> **Exercise task**
Transcribe every line exactly and omit anything that is a picture.

* Start Dataset content *

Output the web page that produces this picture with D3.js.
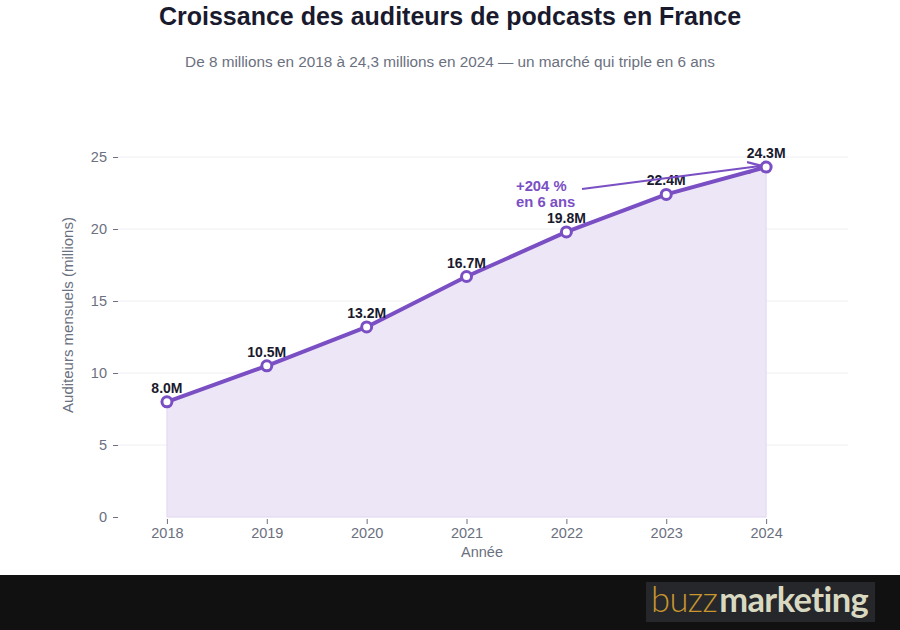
<!DOCTYPE html>
<html>
<head>
<meta charset="utf-8">
<script src="https://cdn.jsdelivr.net/npm/d3@7"></script>
<style>
  body { margin: 0; background: #fff; }
  svg { display: block; font-family: "Liberation Sans", Arial, sans-serif; }
</style>
</head>
<body>
<div id="chart"></div>
<script>
const years = [2018, 2019, 2020, 2021, 2022, 2023, 2024];
const listeners = [8.0, 10.5, 13.2, 16.7, 19.8, 22.4, 24.3];
const yTicks = [0, 5, 10, 15, 20, 25];

const width = 900, height = 630;
const svg = d3.select("#chart").append("svg").attr("width", width).attr("height", height);

const x = d3.scaleLinear().domain([2017.51, 2024.82]).range([118, 848]);
const y = d3.scaleLinear().domain([0, 25]).range([517, 157]);

const data = years.map((yr, i) => ({ year: yr, value: listeners[i] }));
const purple = "#7b4fc4";

// title + subtitle
svg.append("text").attr("x", 450).attr("y", 25).attr("text-anchor", "middle")
  .attr("font-size", 25).attr("font-weight", "bold").attr("fill", "#1a1a2e")
  .text("Croissance des auditeurs de podcasts en France");
svg.append("text").attr("x", 450).attr("y", 67).attr("text-anchor", "middle")
  .attr("font-size", 15.3).attr("fill", "#6b7080")
  .text("De 8 millions en 2018 à 24,3 millions en 2024 — un marché qui triple en 6 ans");

// grid
svg.append("g").selectAll("line").data(yTicks.slice(1)).enter().append("line")
  .attr("x1", 118).attr("x2", 848)
  .attr("y1", d => y(d)).attr("y2", d => y(d))
  .attr("stroke", "#f0eff5").attr("stroke-width", 1);

// area
const area = d3.area().x(d => x(d.year)).y0(y(0)).y1(d => y(d.value));
svg.append("path").datum(data).attr("d", area)
  .attr("fill", "#ede6f6").attr("stroke", "#e0d6f0").attr("stroke-width", 1);

// axes
const yAxis = svg.append("g").attr("transform", "translate(118,0)")
  .call(d3.axisLeft(y).tickValues(yTicks).tickSize(5).tickPadding(6));
yAxis.select(".domain").remove();
yAxis.selectAll("line").attr("stroke", "#6b7080");
yAxis.selectAll("text").attr("font-size", 14.5).attr("fill", "#6b7080")
  .attr("font-family", "Liberation Sans, Arial, sans-serif");

const xAxis = svg.append("g").attr("transform", "translate(0,519)")
  .call(d3.axisBottom(x).tickValues(years).tickFormat(d3.format("d")).tickSize(5).tickPadding(4));
xAxis.select(".domain").remove();
xAxis.selectAll("line").attr("stroke", "#6b7080");
xAxis.selectAll("text").attr("font-size", 14.5).attr("fill", "#6b7080")
  .attr("font-family", "Liberation Sans, Arial, sans-serif");

// axis titles
svg.append("text").attr("x", 482).attr("y", 557).attr("text-anchor", "middle")
  .attr("font-size", 14.5).attr("fill", "#6b7080").text("Année");
svg.append("text").attr("transform", "translate(73,315) rotate(-90)").attr("text-anchor", "middle")
  .attr("font-size", 15).attr("fill", "#6b7080").text("Auditeurs mensuels (millions)");

// line
const line = d3.line().x(d => x(d.year)).y(d => y(d.value));
svg.append("path").datum(data).attr("d", line)
  .attr("fill", "none").attr("stroke", purple).attr("stroke-width", 4)
  .attr("stroke-linejoin", "round");

// markers
svg.append("g").selectAll("circle").data(data).enter().append("circle")
  .attr("cx", d => x(d.year)).attr("cy", d => y(d.value)).attr("r", 5)
  .attr("fill", "#fff").attr("stroke", purple).attr("stroke-width", 3);

// value labels
svg.append("g").selectAll("text").data(data).enter().append("text")
  .attr("x", d => x(d.year)).attr("y", d => y(d.value) - 9)
  .attr("text-anchor", "middle").attr("font-size", 14).attr("font-weight", "bold")
  .attr("font-family", "Liberation Sans Narrow, Arial Narrow, sans-serif")
  .attr("fill", "#1a1a2e").text(d => d.value.toFixed(1) + "M");

// annotation
const last = data[data.length - 1];
svg.append("defs").append("marker").attr("id", "arrow")
  .attr("viewBox", "0 0 10 10").attr("refX", 9).attr("refY", 5)
  .attr("markerWidth", 7).attr("markerHeight", 7).attr("orient", "auto")
  .append("path").attr("d", "M0,1 L10,5 L0,9").attr("fill", "none")
  .attr("stroke", purple).attr("stroke-width", 1.6);
svg.append("line").attr("x1", 582).attr("y1", 189)
  .attr("x2", x(last.year) - 6).attr("y2", y(last.value) - 1)
  .attr("stroke", purple).attr("stroke-width", 2).attr("marker-end", "url(#arrow)");
const ann = svg.append("text").attr("font-size", 14.8).attr("font-weight", "bold").attr("fill", purple);
ann.append("tspan").attr("x", 516).attr("y", 191).text("+204 %");
ann.append("tspan").attr("x", 516).attr("y", 207).text("en 6 ans");

// footer
svg.append("rect").attr("x", 0).attr("y", 575).attr("width", 900).attr("height", 55).attr("fill", "#111111");
svg.append("rect").attr("x", 646).attr("y", 582).attr("width", 229).attr("height", 40).attr("fill", "#25272b");
const logo = svg.append("text").attr("x", 651).attr("y", 612).attr("font-size", 34.5)
  .attr("font-family", "Lato, 'Noto Sans', sans-serif").attr("letter-spacing", -0.6);
logo.append("tspan").attr("fill", "#c8952e").attr("font-weight", "300").text("buzz");
logo.append("tspan").attr("fill", "#d9d9c2").attr("font-weight", "bold").attr("dx", 2).text("marketing");
</script>
</body>
</html>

* End Dataset content *

> **Solution to the exercise**
Output the web page that produces this picture with D3.js.
<!DOCTYPE html>
<html>
<head>
<meta charset="utf-8">
<script src="https://cdn.jsdelivr.net/npm/d3@7"></script>
<style>
  body { margin: 0; background: #fff; }
  svg { display: block; font-family: "Liberation Sans", Arial, sans-serif; }
</style>
</head>
<body>
<div id="chart"></div>
<script>
const years = [2018, 2019, 2020, 2021, 2022, 2023, 2024];
const listeners = [8.0, 10.5, 13.2, 16.7, 19.8, 22.4, 24.3];
const yTicks = [0, 5, 10, 15, 20, 25];

const width = 900, height = 630;
const svg = d3.select("#chart").append("svg").attr("width", width).attr("height", height);

const x = d3.scaleLinear().domain([2017.51, 2024.82]).range([118, 848]);
const y = d3.scaleLinear().domain([0, 25]).range([517, 157]);

const data = years.map((yr, i) => ({ year: yr, value: listeners[i] }));
const purple = "#7b4fc4";

// title + subtitle
svg.append("text").attr("x", 450).attr("y", 25).attr("text-anchor", "middle")
  .attr("font-size", 25).attr("font-weight", "bold").attr("fill", "#1a1a2e")
  .text("Croissance des auditeurs de podcasts en France");
svg.append("text").attr("x", 450).attr("y", 67).attr("text-anchor", "middle")
  .attr("font-size", 15.3).attr("fill", "#6b7080")
  .text("De 8 millions en 2018 à 24,3 millions en 2024 — un marché qui triple en 6 ans");

// grid
svg.append("g").selectAll("line").data(yTicks.slice(1)).enter().append("line")
  .attr("x1", 118).attr("x2", 848)
  .attr("y1", d => y(d)).attr("y2", d => y(d))
  .attr("stroke", "#f0eff5").attr("stroke-width", 1);

// area
const area = d3.area().x(d => x(d.year)).y0(y(0)).y1(d => y(d.value));
svg.append("path").datum(data).attr("d", area)
  .attr("fill", "#ede6f6").attr("stroke", "#e0d6f0").attr("stroke-width", 1);

// axes
const yAxis = svg.append("g").attr("transform", "translate(118,0)")
  .call(d3.axisLeft(y).tickValues(yTicks).tickSize(5).tickPadding(6));
yAxis.select(".domain").remove();
yAxis.selectAll("line").attr("stroke", "#6b7080");
yAxis.selectAll("text").attr("font-size", 14.5).attr("fill", "#6b7080")
  .attr("font-family", "Liberation Sans, Arial, sans-serif");

const xAxis = svg.append("g").attr("transform", "translate(0,519)")
  .call(d3.axisBottom(x).tickValues(years).tickFormat(d3.format("d")).tickSize(5).tickPadding(4));
xAxis.select(".domain").remove();
xAxis.selectAll("line").attr("stroke", "#6b7080");
xAxis.selectAll("text").attr("font-size", 14.5).attr("fill", "#6b7080")
  .attr("font-family", "Liberation Sans, Arial, sans-serif");

// axis titles
svg.append("text").attr("x", 482).attr("y", 557).attr("text-anchor", "middle")
  .attr("font-size", 14.5).attr("fill", "#6b7080").text("Année");
svg.append("text").attr("transform", "translate(73,315) rotate(-90)").attr("text-anchor", "middle")
  .attr("font-size", 15).attr("fill", "#6b7080").text("Auditeurs mensuels (millions)");

// line
const line = d3.line().x(d => x(d.year)).y(d => y(d.value));
svg.append("path").datum(data).attr("d", line)
  .attr("fill", "none").attr("stroke", purple).attr("stroke-width", 4)
  .attr("stroke-linejoin", "round");

// markers
svg.append("g").selectAll("circle").data(data).enter().append("circle")
  .attr("cx", d => x(d.year)).attr("cy", d => y(d.value)).attr("r", 5)
  .attr("fill", "#fff").attr("stroke", purple).attr("stroke-width", 3);

// value labels
svg.append("g").selectAll("text").data(data).enter().append("text")
  .attr("x", d => x(d.year)).attr("y", d => y(d.value) - 9)
  .attr("text-anchor", "middle").attr("font-size", 14).attr("font-weight", "bold")
  .attr("font-family", "Liberation Sans Narrow, Arial Narrow, sans-serif")
  .attr("fill", "#1a1a2e").text(d => d.value.toFixed(1) + "M");

// annotation
const last = data[data.length - 1];
svg.append("defs").append("marker").attr("id", "arrow")
  .attr("viewBox", "0 0 10 10").attr("refX", 9).attr("refY", 5)
  .attr("markerWidth", 7).attr("markerHeight", 7).attr("orient", "auto")
  .append("path").attr("d", "M0,1 L10,5 L0,9").attr("fill", "none")
  .attr("stroke", purple).attr("stroke-width", 1.6);
svg.append("line").attr("x1", 582).attr("y1", 189)
  .attr("x2", x(last.year) - 6).attr("y2", y(last.value) - 1)
  .attr("stroke", purple).attr("stroke-width", 2).attr("marker-end", "url(#arrow)");
const ann = svg.append("text").attr("font-size", 14.8).attr("font-weight", "bold").attr("fill", purple);
ann.append("tspan").attr("x", 516).attr("y", 191).text("+204 %");
ann.append("tspan").attr("x", 516).attr("y", 207).text("en 6 ans");

// footer
svg.append("rect").attr("x", 0).attr("y", 575).attr("width", 900).attr("height", 55).attr("fill", "#111111");
svg.append("rect").attr("x", 646).attr("y", 582).attr("width", 229).attr("height", 40).attr("fill", "#25272b");
const logo = svg.append("text").attr("x", 651).attr("y", 612).attr("font-size", 34.5)
  .attr("font-family", "Lato, 'Noto Sans', sans-serif").attr("letter-spacing", -0.6);
logo.append("tspan").attr("fill", "#c8952e").attr("font-weight", "300").text("buzz");
logo.append("tspan").attr("fill", "#d9d9c2").attr("font-weight", "bold").attr("dx", 2).text("marketing");
</script>
</body>
</html>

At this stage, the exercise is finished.